The first man to get his papers is Gregg, a.k.a Chicken. Discharged, honourably, with distinction. He'll carry his scars home along with his bags; the limp will be a constant reminder of that day in Cat Ba when hell broke loose, and the wheels came off. He served his country well. The locals called him "stupid chicken", but he was as much a monkey as the rest of us - he just lost it that one time and crashed and burned.
We all go out into Hanoi to see him off. The same old story, the same old venues. Craig's off the lease now the war is over, and he gets his fill of boom-boom, fucking addict that he is.
"Of our elaborate plans, the end."
Morning. The car pulls away, and then there are only five. I walk the streets, a lonely soldier, thirsty for combat. I don't know where I'm going, but when I look up, I see I'm back at the beginning, where it all started. The Puppet Theatre. I close my eyes, and I can hear them screaming; I cover my ears, and I can see them splashing about. Those damn puppets. How could they do it to us? Plunge us knee deep into the filth, deep into the sick, decaying mind of a Canadian with too much time on his hands and not enough respect for common decency.
I freeze, and my heart stops beating. What if he's still here? What if he's watching me, right now? Maybe I should go back in and finish the job. Put out his fucking lights for good. I try to move forward, but something
holds me back. Some ghosts are better left alone. If he's still out there, eight rows back, rubbing his thighs, laughing like a pervert, then they'll catch up with him sooner or later. He's somebody else's problem now. We did our part. We went to the damn show. What else to they expect from us?
If not now in Vietnam, then maybe in Thailand - put him in with that other sicko, let him be in his gang. If not Thailand, then Cambodia or Laos. Shit. Words come flooding back: "Forget Thailand man, go to Laos".
Another bad memory - flashes of a balding head, a camp fire, and those fucking tricks of the desert. Let's hope that son of a bitch got what's coming to him - a few nights in a Japanese prison cell ought to soften him up.
"Of everything that stands, the end."
Sunday. Marianne's birthday. Reason to be happy again, and forget all the madness. One more big night out in Hanoi. We meet up with Candy and Doug again. After dinner, Trung takes us to the Green Mango. We get birthday cake and sing songs. Craig checks out early. He ships
out in the morning, back to Bangkok, where the seeds of his addiction where literally sown.
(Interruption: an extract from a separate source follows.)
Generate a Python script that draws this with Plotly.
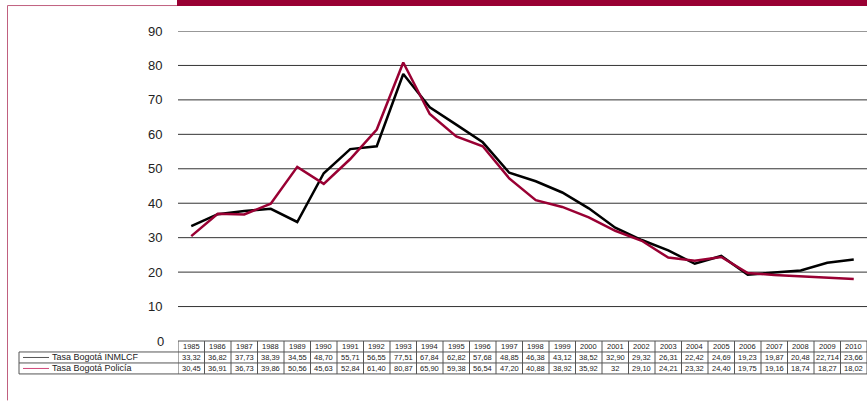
import plotly.graph_objects as go

years = ["1985","1986","1987","1988","1989","1990","1991","1992","1993","1994","1995","1996","1997",
         "1998","1999","2000","2001","2002","2003","2004","2005","2006","2007","2008","2009","2010"]
inmlcf_txt = ["33,32","36,82","37,73","38,39","34,55","48,70","55,71","56,55","77,51","67,84","62,82","57,68","48,85",
              "46,38","43,12","38,52","32,90","29,32","26,31","22,42","24,69","19,23","19,87","20,48","22,714","23,66"]
policia_txt = ["30,45","36,91","36,73","39,86","50,56","45,63","52,84","61,40","80,87","65,90","59,38","56,54","47,20",
               "40,88","38,92","35,92","32","29,10","24,21","23,32","24,40","19,75","19,16","18,74","18,27","18,02"]
series_names = ["Tasa Bogotá INMLCF", "Tasa Bogotá Policía"]
yticks = [10, 20, 30, 40, 50, 60, 70, 80, 90]

inmlcf = [float(s.replace(",", ".")) for s in inmlcf_txt]
policia = [float(s.replace(",", ".")) for s in policia_txt]

W, H = 867, 401
L, R, T, B = 178, 867, 31, 341.5
MAROON = "#990033"
FONT = "Liberation Sans"

def px(x):
    return (x - L) / (R - L)

def py(y):
    return (B - y) / (B - T)

idx = list(range(len(years)))
fig = go.Figure()
fig.add_trace(go.Scatter(x=idx, y=inmlcf, mode="lines", line=dict(color="#000000", width=2.5),
                         name=series_names[0], hoverinfo="skip"))
fig.add_trace(go.Scatter(x=idx, y=policia, mode="lines", line=dict(color=MAROON, width=2.5),
                         name=series_names[1], hoverinfo="skip"))

shapes = []
annotations = []

for v in yticks:
    shapes.append(dict(type="line", xref="paper", yref="y", x0=0, x1=1, y0=v, y1=v,
                       line=dict(color="#333333", width=1), layer="below"))

y_head_top, y_row1, y_row2, y_bot = 341.5, 352.5, 363.5, 374.5
tbl_line = dict(color="#555555", width=1)
n = len(years)
shapes.append(dict(type="line", xref="x", yref="paper", x0=-0.5, x1=n - 0.5, y0=py(y_head_top), y1=py(y_head_top), line=tbl_line))
for yy in (y_row1, y_row2, y_bot):
    shapes.append(dict(type="line", xref="paper", yref="paper", x0=px(19), x1=1, y0=py(yy), y1=py(yy), line=tbl_line))
for i in range(n + 1):
    shapes.append(dict(type="line", xref="x", yref="paper", x0=i - 0.5, x1=i - 0.5,
                       y0=py(y_head_top), y1=py(y_bot), line=tbl_line))
shapes.append(dict(type="line", xref="paper", yref="paper", x0=px(19), x1=px(19),
                   y0=py(y_row1), y1=py(y_bot), line=tbl_line))

for i in idx:
    for txt, (ya, yb) in ((years[i], (y_head_top, y_row1)), (inmlcf_txt[i], (y_row1, y_row2)), (policia_txt[i], (y_row2, y_bot))):
        annotations.append(dict(x=i, xref="x", y=py((ya + yb) / 2), yref="paper", text=txt, showarrow=False,
                                font=dict(family=FONT, size=7.5, color="#222222"), xanchor="center", yanchor="middle"))

for k, (name, col) in enumerate(zip(series_names, ["#555555", "#d0487a"])):
    ya, yb = (y_row1, y_row2) if k == 0 else (y_row2, y_bot)
    ym = (ya + yb) / 2
    shapes.append(dict(type="line", xref="paper", yref="paper", x0=px(23), x1=px(49), y0=py(ym), y1=py(ym),
                       line=dict(color=col, width=1)))
    annotations.append(dict(x=px(50), xref="paper", y=py(ym), yref="paper", text=name, showarrow=False,
                            font=dict(family=FONT, size=9, color="#222222"), xanchor="left", yanchor="middle"))

annotations.append(dict(x=px(166), xref="paper", y=0, yref="y", text="0", showarrow=False,
                        font=dict(family=FONT, size=13, color="#222222"), xanchor="right", yanchor="middle"))

shapes.append(dict(type="rect", xref="paper", yref="paper", x0=px(177), x1=1, y0=py(6), y1=py(0),
                   fillcolor=MAROON, line=dict(width=0)))
shapes.append(dict(type="line", xref="paper", yref="paper", x0=px(7.5), x1=px(177), y0=py(5.5), y1=py(5.5),
                   line=dict(color="#c0607f", width=1)))
shapes.append(dict(type="line", xref="paper", yref="paper", x0=px(7.5), x1=px(7.5), y0=py(5.5), y1=py(401),
                   line=dict(color="#c0607f", width=1)))

fig.update_layout(
    width=W, height=H,
    margin=dict(l=L, r=W - R, t=T, b=H - B, pad=0),
    paper_bgcolor="white", plot_bgcolor="white",
    showlegend=False,
    shapes=shapes, annotations=annotations,
    xaxis=dict(range=[-0.5, n - 0.5], showgrid=False, showticklabels=False, zeroline=False,
               showline=False, ticks="", fixedrange=True),
    yaxis=dict(range=[0, 90], tickvals=yticks, showgrid=False, zeroline=False, showline=False,
               ticks="outside", ticklen=12, tickcolor="rgba(0,0,0,0)",
               tickfont=dict(family=FONT, size=13, color="#222222"), fixedrange=True),
)

fig.write_html("out.html", config={"displayModeBar": False},
               post_script="document.body.style.margin='0px';document.body.style.overflow='hidden';")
I hope he can handle it; I hope his phone has enough memory for all the numbers.
Monday, March 3rd, 2008. Clock is ticking down now. Craig packed his bags, and they took him away. He'll get some time in the hole for all the shit he did, but it's no big deal. He'll still get his medal. They can't take that away from him. In the evening, we go back to the Green Mango, and drink some cocktails. When we get back to the hotel, I sit and watch Kat and Marianne pack. 'Nam has messed up their shit pretty good, and there's just too much stuff to fit in their bags. Marianne looks like she might be losing it - all the things she's seen and done have jumbled up her mind. Now, every time she speaks, the words come out backwards or tied in knots.
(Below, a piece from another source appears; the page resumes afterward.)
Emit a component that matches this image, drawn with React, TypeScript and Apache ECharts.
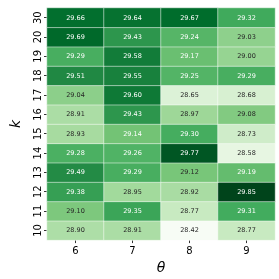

"No safety or surprise, the end."
Tuesday. Kat and Marianne load their bags into the back of the transport and check out. I look at Zoë. Just the two of us now. The
last remaining survivors of a senseless and costly war. Nobody came out of it in one piece. Everybody’s livers groaned under the strain. I take a deep breath. My lungs are battered and worn from all the smoke that was inhaled on the battle field. My eyes are red, my bowels irregular. When I sweat, I sweat rice wine. When I sleep, I dream drunk dreams. For a month, when I woke up each morning, it felt like somebody had shat in my mouth. When I lick my lips, I can still taste that shit, bitter, like a shot of Hanoi Vodka.
Wednesday. This really is the end. The cab pulls away and I sit in silence and reflect. Vietnam loved me a long time, and I loved it back like a stalker with personal issues. Now, she's taken out a restraining order, and I'm being told to move along. Shit. I started out missing the desert, now I just wanna be back in the foot hills and the mountains, tugging away on a fat bong. Instead, they're sending me on another mission. I did what I could with the Canadian. I tried real hard to
put an end to all the horror. I faced down that one animal, now, for my reward, they're sending me to tackle a whole zoo. And I haven't even had my rabies jab. Those motherfuckers.
"I'll never look into your eyes...again."